If mipmap filtering is requested for a texture, but all the mipmap levels of a texture are not present or not consistent, OpenGL silently disables texturing. A common pitfall for OpenGL programmers is supplying an inconsistent or incomplete set of mipmap levels and then wondering why texturing does not work. Be sure to specify all the mipmap levels of a texture consistently. If you use the GLU routines for building mipmaps, this is guaranteed.
OpenGL 1.2 relaxes the texture consistency requirement by allowing the application to specify a contiguous range of mipmap levels that must be consistent. This permits an application to still use mipmapping if only the 1x1 through 256x256 mipmap levels of a texture with a 1024x1024 level 0 texture, but not supply the 512x512 and 1024x1024 levels by managing the texture's GL_TEXTURE_BASE_LEVEL and GL_TEXTURE_MAX_LEVEL parameters. If an application is designed to guarantee a constant frame-rate, one reason the application might constrain the base and maximum LODs in this way is that the application does not have the time to read the 512x512 and 1024x1024 mipmap levels from disk. In this case, the application makes the choice to settle for lower resolution LODs, possibly resulting in blurry textured surfaces, rather than of dropping a frame. Hopefully on subsequent frames, the application can manage to load the full set of mipmap levels for the texture and continue with full texture quality. The OpenGL implementation implements this feature by simply clamping the LOD value to the range of available mipmap levels.

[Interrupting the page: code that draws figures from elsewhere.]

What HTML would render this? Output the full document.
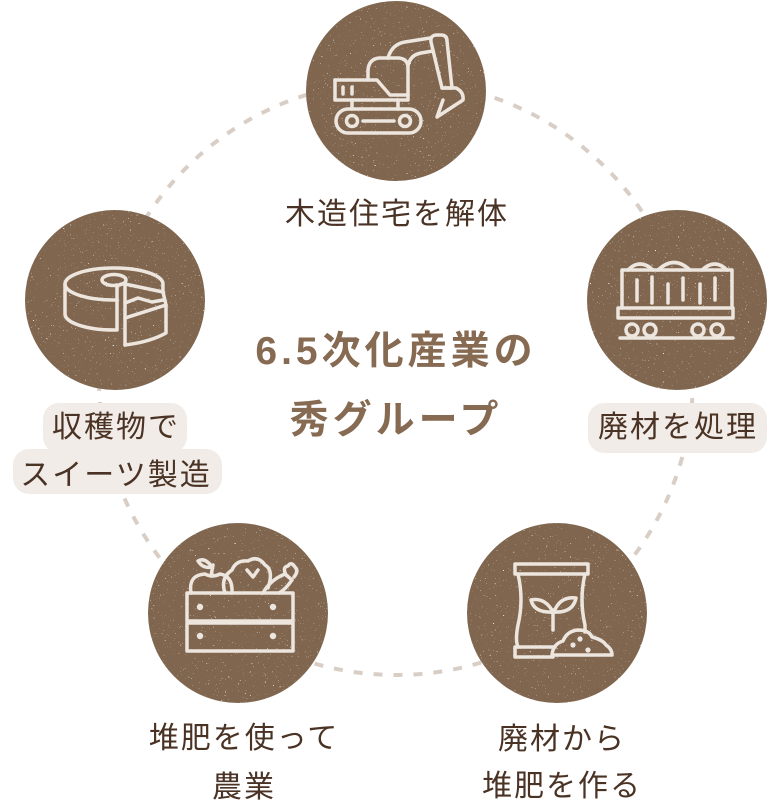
<!DOCTYPE html>
<html><head><meta charset="utf-8">
<style>
html,body{margin:0;padding:0;background:#fff;}
body{width:776px;height:809px;position:relative;overflow:hidden;font-family:"Liberation Sans","Noto Sans CJK JP",sans-serif;}
svg.bg{position:absolute;left:0;top:0;}
.lbl{position:absolute;text-align:center;color:#4a3324;font-size:30px;line-height:48px;letter-spacing:2px;white-space:nowrap;}
.title{position:absolute;text-align:center;color:#866a51;font-size:39px;font-weight:700;line-height:69px;letter-spacing:4px;white-space:nowrap;}
</style></head><body>
<svg class="bg" width="776" height="809" viewBox="0 0 776 809" xmlns="http://www.w3.org/2000/svg">
<defs>
<filter id="grunge" x="-5%" y="-5%" width="110%" height="110%">
<feTurbulence type="fractalNoise" baseFrequency="0.6" numOctaves="2" seed="7" result="noise"/>
<feColorMatrix in="noise" type="matrix" values="0 0 0 0 0.94  0 0 0 0 0.91  0 0 0 0 0.88  -12 0 0 0 3.1" result="spk"/>
<feComposite in="spk" in2="SourceGraphic" operator="in" result="spk2"/>
<feMerge><feMergeNode in="SourceGraphic"/><feMergeNode in="spk2"/></feMerge>
</filter>
</defs>
<!-- dashed ring -->
<circle cx="396" cy="378" r="297" fill="none" stroke="#d8cec5" stroke-width="4" stroke-dasharray="9 11"/>
<!-- brown circles -->
<g fill="#806650" filter="url(#grunge)">
<circle cx="396" cy="91" r="90"/>
<circle cx="677" cy="300" r="90"/>
<circle cx="115" cy="300" r="90"/>
<circle cx="238" cy="613" r="90"/>
<circle cx="557" cy="613" r="90"/>
</g>
<!-- label backgrounds -->
<g fill="#f1ece7">
<rect x="588" y="403" width="179" height="50" rx="16"/>
<rect x="43" y="403" width="144" height="50" rx="16"/>
<rect x="13" y="449" width="209" height="45" rx="16"/>
</g>
<g fill="none" stroke="#ede6df" stroke-width="3.5" stroke-linecap="round" stroke-linejoin="round">
<!-- excavator -->
<rect x="336" y="109" width="85" height="24" rx="12"/>
<circle cx="352" cy="121" r="5.5"/>
<circle cx="405" cy="121" r="5.5"/>
<line x1="363" y1="121" x2="394" y2="121"/>
<line x1="352" y1="100" x2="352" y2="109"/>
<line x1="398" y1="100" x2="398" y2="109"/>
<path d="M335 80 H377 L390 95 H408"/>
<path d="M335 80 V100 H408 V68 Q408 59 399 58 H379 Q369 59 368 70 V80"/>
<line x1="343" y1="87" x2="343" y2="94"/>
<line x1="352" y1="87" x2="352" y2="94"/>
<path d="M388 58 Q392 44 405 42 L430 38"/>
<path d="M408 66 Q410 55 421 53 L433 51"/>
<path d="M431 42 Q430 35 437 35 H441 Q447 35 447 41 L452 88 H442 Z"/>
<path d="M442 88 H456 Q464 92 463 100 L437 117 L443 100"/>
<!-- train -->
<path d="M628 270 Q640 258 653 270"/>
<path d="M658 270 Q674 255 690 270"/>
<path d="M702 270 Q715 258 727 270"/>
<path d="M622 308 V270 H732 V308"/>
<line x1="637" y1="280" x2="637" y2="301"/>
<line x1="652" y1="277" x2="652" y2="303"/>
<line x1="668" y1="284" x2="668" y2="303"/>
<line x1="683" y1="278" x2="683" y2="300"/>
<line x1="700" y1="284" x2="700" y2="303"/>
<line x1="715" y1="278" x2="715" y2="300"/>
<rect x="618" y="308" width="115" height="10"/>
<circle cx="632" cy="330" r="6"/>
<circle cx="650" cy="330" r="6"/>
<circle cx="698" cy="330" r="6"/>
<circle cx="717" cy="330" r="6"/>
<line x1="620" y1="338" x2="733" y2="338"/>
<!-- cake -->
<path d="M117 300 A49 16 0 0 1 65 284 A49 16 0 0 1 162.9 283 L163 292"/>
<ellipse cx="114" cy="280" rx="12" ry="5.5"/>
<path d="M65 284 V314 A49 16 0 0 0 114 330 H117 V285"/>
<line x1="125" y1="284" x2="125" y2="345"/>
<path d="M125 284 L163 292 L166 305 V333 Q150 342 125 345"/>
<path d="M125 318 L166 305"/>
<path d="M125 303 L138 298 L152 302 L163 300"/>
<!-- bag -->
<rect x="515" y="564" width="73" height="10"/>
<path d="M518 574 Q524 600 518 625 Q515 640 518 647"/>
<path d="M585 574 Q579 600 585 625 V632"/>
<path d="M555 647 H515 V657 H553"/>
<line x1="553" y1="610" x2="553" y2="630"/>
<path d="M553 612 Q545 597 531 600 Q534 613 553 612 Z"/>
<path d="M554 612 Q560 596 576 598 Q573 613 554 612 Z"/>
<path d="M552 655 Q553 644 563 641 Q567 631 578 630 Q589 630 592 637 Q603 640 606 645 Q612 649 612 655 Z"/>
<!-- crate -->
<rect x="187" y="593" width="106" height="28"/>
<rect x="187" y="623" width="106" height="28"/>
<path d="M191 593 Q188 575 205 574 Q212 578 220 574 Q233 576 232 593"/>
<path d="M211 576 L213 565"/>
<path d="M212 567 Q205 557 198 561 Q203 569 212 567 Z"/>
<path d="M225 593 Q220 578 232 570 Q236 560 248 561 Q258 555 265 565 Q274 570 268 588"/>
<path d="M247 570 L253 577 L258 570"/>
<path d="M263 593 Q270 580 285 574 L292 580 Q285 590 279 593"/>
<path d="M286 575 Q282 567 288 566 Q291 561 295 567 Q299 571 294 577"/>
</g>
<g fill="#ede6df">
<circle cx="573" cy="645" r="2.6"/>
<circle cx="580" cy="639" r="2.6"/>
<circle cx="588" cy="650" r="2.6"/>
<circle cx="200" cy="607" r="3.2"/>
<circle cx="273" cy="607" r="3.2"/>
<circle cx="200" cy="636" r="3.2"/>
<circle cx="273" cy="636" r="3.2"/>
</g>
</svg>

<div class="lbl" style="left:197px;top:191px;width:400px;">木造住宅を解体</div>
<div class="lbl" style="left:528px;top:404px;width:300px;">廃材を処理</div>
<div class="lbl" style="left:-34px;top:404px;width:300px;">収穫物で<br>スイーツ製造</div>
<div class="lbl" style="left:94px;top:714px;width:300px;line-height:49px;">堆肥を使って<br>農業</div>
<div class="lbl" style="left:412px;top:716px;width:300px;line-height:47px;">廃材から<br>堆肥を作る</div>

<div class="title" style="left:196px;top:317px;width:400px;">6.5次化産業の<br>秀グループ</div>
</body></html>
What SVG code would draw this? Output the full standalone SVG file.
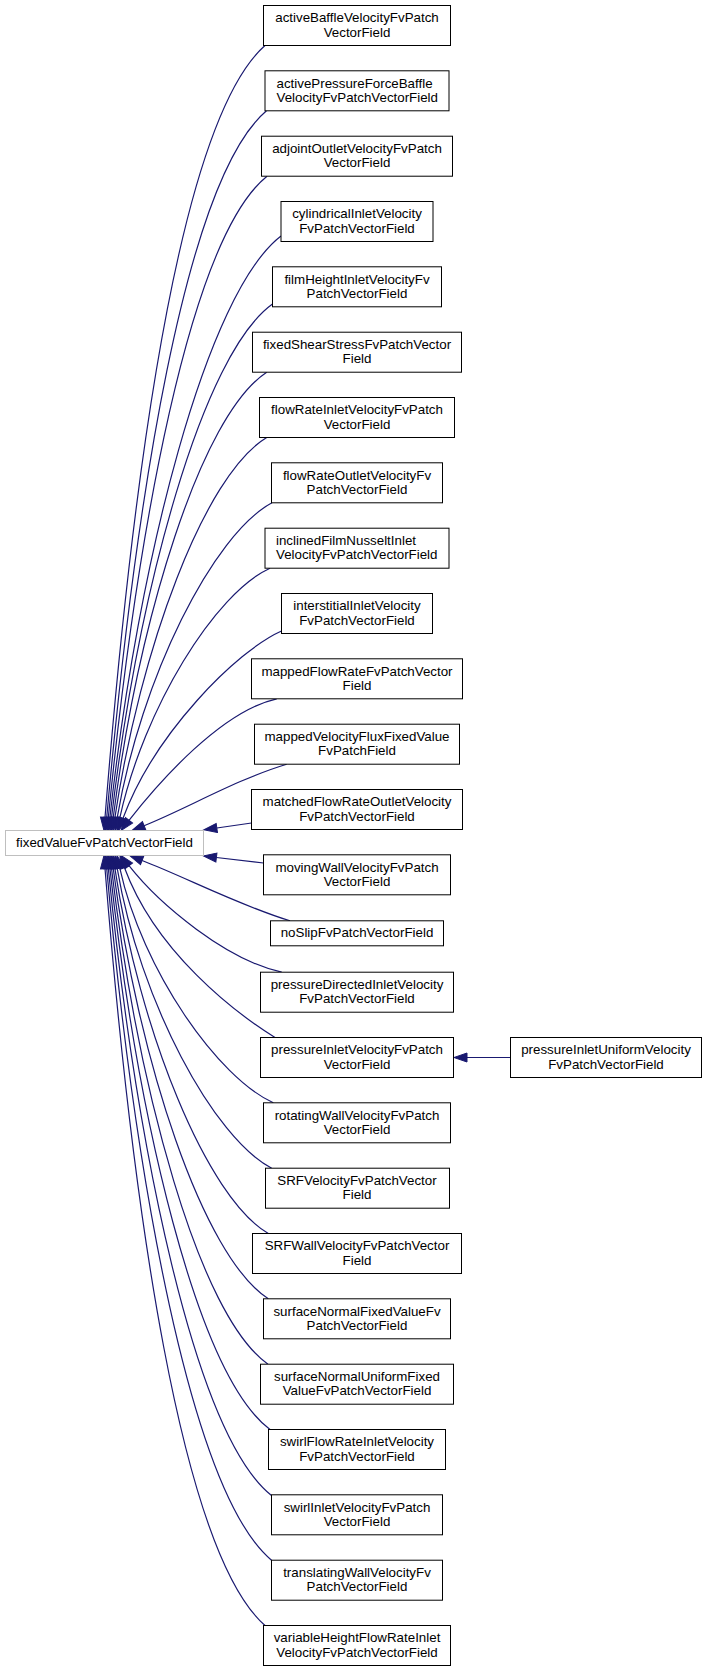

Additionally, even when all the mipmap levels are present and consistent, some of the texture images for some levels may be out-of-date if the texture is being dynamically updated using subtexture loads. OpenGL 1.2's GL_TEXTURE_MIN_LOD and GL_TEXTURE_MAX_LOD texture parameters provide a further means to clamp the LOD value to a contiguous range of mipmap levels.4 Section 6.8 applies this functionality to the task of texture paging.